DIRECTIONS
Copy out exactly the lines spanning the line with "Generate a Python" to the line with "ax = fig.add_axes([432/1381, 266/929, 803/1381, 397/929])", inclusive, from the data underneath, with no pictures.

MATERIALS PROVIDED
※ ※ ※
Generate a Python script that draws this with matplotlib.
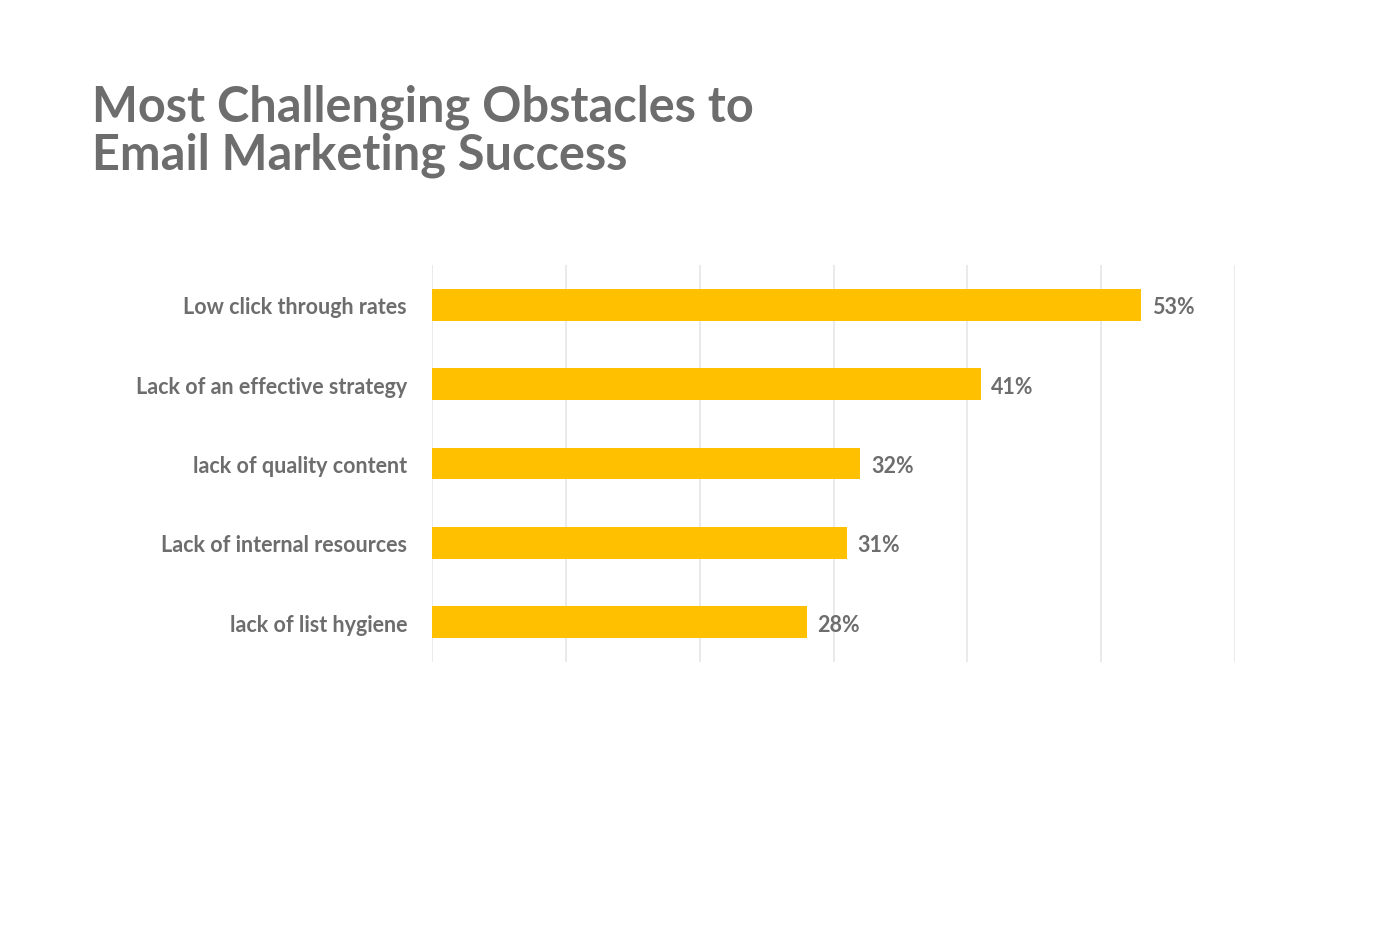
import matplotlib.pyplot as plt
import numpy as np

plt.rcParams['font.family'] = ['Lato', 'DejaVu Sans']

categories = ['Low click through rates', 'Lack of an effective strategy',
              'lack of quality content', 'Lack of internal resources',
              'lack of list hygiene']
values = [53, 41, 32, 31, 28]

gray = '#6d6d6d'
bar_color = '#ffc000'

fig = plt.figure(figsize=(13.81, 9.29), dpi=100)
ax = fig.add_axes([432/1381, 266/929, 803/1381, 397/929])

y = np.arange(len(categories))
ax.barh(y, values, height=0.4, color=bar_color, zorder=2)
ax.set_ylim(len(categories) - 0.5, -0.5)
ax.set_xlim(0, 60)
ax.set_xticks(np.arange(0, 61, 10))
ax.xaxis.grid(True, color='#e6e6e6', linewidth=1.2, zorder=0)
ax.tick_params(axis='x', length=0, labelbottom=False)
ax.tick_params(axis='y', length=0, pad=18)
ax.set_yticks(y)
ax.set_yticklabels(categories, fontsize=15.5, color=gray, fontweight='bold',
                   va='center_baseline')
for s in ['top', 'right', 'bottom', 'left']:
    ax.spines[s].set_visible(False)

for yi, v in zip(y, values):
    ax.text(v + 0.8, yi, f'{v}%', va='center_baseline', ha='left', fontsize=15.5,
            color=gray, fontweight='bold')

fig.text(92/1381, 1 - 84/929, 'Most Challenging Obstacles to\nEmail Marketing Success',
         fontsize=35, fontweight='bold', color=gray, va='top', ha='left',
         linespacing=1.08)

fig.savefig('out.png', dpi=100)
※ ※ ※
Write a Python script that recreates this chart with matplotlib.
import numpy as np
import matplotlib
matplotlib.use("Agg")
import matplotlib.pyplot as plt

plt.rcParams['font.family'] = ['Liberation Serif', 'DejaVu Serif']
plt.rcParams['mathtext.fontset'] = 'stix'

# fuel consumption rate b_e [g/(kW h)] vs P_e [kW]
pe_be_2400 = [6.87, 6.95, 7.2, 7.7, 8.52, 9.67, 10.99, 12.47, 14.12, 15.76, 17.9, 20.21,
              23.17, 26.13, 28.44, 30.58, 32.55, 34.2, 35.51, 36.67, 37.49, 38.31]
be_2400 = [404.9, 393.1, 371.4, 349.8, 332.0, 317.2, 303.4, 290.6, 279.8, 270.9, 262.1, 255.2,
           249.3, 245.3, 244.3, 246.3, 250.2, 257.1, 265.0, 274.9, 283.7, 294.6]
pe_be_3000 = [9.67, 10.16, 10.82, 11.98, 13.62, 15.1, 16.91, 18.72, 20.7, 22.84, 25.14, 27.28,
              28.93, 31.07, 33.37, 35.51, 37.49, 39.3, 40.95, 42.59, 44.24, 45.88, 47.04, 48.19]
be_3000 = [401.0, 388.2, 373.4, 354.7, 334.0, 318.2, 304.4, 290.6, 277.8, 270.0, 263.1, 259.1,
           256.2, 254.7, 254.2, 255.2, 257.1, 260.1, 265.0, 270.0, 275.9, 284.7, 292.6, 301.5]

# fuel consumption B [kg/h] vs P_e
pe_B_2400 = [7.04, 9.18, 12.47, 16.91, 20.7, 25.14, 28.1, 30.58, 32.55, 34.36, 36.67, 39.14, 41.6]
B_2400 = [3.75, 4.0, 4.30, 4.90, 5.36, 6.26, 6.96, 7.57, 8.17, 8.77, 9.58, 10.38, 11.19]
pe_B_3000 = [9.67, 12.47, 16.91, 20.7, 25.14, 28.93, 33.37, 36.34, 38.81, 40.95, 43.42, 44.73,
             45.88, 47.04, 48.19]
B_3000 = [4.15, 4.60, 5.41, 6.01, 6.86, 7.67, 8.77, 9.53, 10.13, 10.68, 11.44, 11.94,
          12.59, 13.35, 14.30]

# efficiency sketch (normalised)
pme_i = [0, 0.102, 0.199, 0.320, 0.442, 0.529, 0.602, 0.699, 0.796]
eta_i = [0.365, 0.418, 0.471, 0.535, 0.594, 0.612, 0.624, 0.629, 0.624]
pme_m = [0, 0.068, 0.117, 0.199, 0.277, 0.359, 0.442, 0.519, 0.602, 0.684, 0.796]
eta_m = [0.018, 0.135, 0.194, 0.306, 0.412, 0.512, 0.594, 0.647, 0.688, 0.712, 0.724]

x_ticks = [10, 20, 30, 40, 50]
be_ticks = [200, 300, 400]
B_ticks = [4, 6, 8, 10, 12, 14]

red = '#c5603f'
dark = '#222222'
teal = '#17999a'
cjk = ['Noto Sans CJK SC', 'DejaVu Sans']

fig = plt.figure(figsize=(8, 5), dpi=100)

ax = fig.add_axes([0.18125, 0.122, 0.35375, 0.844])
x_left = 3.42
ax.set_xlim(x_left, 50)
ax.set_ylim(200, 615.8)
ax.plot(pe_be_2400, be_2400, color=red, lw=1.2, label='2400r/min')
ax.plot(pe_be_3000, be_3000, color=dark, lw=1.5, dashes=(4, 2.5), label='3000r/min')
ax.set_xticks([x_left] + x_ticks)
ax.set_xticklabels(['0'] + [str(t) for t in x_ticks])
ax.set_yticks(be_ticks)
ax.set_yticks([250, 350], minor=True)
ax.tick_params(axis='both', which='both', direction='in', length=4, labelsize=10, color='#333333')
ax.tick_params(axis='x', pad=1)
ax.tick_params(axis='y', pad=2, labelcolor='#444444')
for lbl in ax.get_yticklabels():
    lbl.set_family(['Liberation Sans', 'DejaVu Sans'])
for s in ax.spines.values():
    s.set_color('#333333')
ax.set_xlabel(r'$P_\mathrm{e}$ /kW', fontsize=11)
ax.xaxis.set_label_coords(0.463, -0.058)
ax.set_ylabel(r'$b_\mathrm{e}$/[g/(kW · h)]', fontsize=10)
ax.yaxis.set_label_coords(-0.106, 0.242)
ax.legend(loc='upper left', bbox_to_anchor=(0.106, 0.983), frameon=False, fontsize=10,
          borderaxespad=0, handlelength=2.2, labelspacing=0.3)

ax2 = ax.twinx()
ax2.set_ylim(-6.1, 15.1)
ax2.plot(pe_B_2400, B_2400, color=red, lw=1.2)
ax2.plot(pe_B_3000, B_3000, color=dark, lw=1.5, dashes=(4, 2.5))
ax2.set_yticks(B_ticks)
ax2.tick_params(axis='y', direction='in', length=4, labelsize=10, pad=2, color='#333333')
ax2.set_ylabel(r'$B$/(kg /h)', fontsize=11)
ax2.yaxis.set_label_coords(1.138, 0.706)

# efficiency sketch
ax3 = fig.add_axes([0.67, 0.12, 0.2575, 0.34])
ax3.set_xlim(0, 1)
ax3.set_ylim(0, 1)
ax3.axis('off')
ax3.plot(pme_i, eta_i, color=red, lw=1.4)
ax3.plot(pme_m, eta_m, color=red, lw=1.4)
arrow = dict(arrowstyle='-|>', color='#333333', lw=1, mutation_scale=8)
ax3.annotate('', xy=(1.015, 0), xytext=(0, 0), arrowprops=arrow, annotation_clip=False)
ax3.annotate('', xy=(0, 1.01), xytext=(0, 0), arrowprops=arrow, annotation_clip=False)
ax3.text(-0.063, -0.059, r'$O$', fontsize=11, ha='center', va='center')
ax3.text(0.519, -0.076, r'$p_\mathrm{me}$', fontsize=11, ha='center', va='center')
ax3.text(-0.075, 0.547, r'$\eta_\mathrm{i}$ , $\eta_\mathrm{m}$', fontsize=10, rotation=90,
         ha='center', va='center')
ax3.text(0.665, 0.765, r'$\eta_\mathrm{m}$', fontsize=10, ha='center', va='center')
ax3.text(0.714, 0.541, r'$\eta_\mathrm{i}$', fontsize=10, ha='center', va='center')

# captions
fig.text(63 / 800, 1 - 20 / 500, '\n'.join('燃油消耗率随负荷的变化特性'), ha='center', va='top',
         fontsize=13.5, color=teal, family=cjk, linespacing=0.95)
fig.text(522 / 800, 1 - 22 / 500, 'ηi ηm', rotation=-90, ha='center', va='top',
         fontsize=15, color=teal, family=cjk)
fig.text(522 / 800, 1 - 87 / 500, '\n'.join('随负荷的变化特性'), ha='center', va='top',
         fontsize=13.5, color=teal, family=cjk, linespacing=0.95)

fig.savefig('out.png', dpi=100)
※ ※ ※
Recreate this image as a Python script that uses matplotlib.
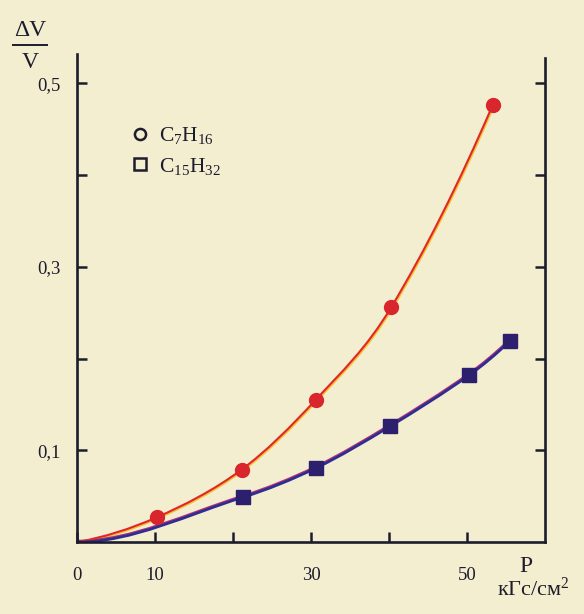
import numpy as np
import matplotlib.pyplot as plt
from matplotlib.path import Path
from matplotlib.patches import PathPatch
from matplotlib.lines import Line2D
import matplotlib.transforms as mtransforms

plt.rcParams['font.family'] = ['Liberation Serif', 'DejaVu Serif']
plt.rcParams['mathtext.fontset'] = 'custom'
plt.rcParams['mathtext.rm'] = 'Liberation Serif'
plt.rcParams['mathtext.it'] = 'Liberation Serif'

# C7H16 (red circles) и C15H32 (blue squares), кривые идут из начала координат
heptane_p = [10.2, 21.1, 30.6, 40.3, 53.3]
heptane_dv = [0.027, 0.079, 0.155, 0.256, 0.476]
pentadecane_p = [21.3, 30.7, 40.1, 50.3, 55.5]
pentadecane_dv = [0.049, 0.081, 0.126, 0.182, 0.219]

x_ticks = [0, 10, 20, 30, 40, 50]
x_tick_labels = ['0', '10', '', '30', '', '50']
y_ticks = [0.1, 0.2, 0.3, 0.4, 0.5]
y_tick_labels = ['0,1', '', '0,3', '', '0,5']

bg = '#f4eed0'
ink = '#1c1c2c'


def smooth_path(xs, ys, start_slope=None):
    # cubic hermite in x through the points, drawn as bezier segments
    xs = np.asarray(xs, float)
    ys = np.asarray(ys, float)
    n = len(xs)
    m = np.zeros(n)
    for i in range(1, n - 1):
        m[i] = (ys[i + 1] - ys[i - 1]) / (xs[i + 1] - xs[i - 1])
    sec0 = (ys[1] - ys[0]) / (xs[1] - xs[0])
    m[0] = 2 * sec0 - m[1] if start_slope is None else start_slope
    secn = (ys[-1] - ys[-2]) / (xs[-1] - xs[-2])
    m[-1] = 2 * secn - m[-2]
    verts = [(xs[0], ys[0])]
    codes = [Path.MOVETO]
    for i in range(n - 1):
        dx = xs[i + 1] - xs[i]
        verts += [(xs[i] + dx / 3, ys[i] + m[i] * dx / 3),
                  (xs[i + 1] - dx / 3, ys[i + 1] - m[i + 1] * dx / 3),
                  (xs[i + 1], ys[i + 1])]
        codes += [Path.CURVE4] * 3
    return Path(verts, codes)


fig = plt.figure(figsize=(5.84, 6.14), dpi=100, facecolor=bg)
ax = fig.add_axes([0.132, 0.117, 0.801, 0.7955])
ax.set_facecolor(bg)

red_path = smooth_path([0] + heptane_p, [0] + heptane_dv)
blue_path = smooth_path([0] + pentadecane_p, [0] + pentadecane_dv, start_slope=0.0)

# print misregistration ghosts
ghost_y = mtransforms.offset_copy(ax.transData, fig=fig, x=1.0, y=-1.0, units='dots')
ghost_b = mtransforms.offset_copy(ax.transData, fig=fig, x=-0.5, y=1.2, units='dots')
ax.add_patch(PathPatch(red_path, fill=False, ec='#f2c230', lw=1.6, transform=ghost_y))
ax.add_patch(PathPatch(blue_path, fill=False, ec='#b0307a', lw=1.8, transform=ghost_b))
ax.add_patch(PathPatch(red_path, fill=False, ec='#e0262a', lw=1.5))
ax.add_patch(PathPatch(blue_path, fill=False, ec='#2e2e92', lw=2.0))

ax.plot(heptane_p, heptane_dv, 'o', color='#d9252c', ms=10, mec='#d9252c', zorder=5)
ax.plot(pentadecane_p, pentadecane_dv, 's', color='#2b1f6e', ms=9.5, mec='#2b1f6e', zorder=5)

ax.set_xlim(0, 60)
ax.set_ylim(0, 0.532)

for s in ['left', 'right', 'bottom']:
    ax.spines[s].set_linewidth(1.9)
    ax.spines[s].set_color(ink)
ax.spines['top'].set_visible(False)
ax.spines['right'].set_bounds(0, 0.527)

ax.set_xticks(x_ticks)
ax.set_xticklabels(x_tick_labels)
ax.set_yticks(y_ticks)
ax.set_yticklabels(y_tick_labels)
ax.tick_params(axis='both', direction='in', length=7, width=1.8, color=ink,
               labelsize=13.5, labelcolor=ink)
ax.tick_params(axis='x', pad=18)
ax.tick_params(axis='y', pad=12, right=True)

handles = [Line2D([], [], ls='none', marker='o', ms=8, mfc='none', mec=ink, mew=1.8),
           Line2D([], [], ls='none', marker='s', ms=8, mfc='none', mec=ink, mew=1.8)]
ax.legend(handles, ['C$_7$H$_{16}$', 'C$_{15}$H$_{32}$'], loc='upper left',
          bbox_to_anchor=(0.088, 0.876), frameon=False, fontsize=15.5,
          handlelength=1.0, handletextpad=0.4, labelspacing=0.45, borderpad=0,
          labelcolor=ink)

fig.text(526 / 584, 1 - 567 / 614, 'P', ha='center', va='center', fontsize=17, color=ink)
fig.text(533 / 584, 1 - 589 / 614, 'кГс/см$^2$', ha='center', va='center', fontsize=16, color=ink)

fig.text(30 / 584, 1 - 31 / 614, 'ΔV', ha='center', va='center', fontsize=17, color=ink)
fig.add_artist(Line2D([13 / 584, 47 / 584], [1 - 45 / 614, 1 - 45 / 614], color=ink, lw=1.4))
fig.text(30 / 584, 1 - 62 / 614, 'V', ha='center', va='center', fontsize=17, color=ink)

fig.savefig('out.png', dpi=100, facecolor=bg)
※ ※ ※
CORRECT RESULT
Generate a Python script that draws this with matplotlib.
import matplotlib.pyplot as plt
import numpy as np

plt.rcParams['font.family'] = ['Lato', 'DejaVu Sans']

categories = ['Low click through rates', 'Lack of an effective strategy',
              'lack of quality content', 'Lack of internal resources',
              'lack of list hygiene']
values = [53, 41, 32, 31, 28]

gray = '#6d6d6d'
bar_color = '#ffc000'

fig = plt.figure(figsize=(13.81, 9.29), dpi=100)
ax = fig.add_axes([432/1381, 266/929, 803/1381, 397/929])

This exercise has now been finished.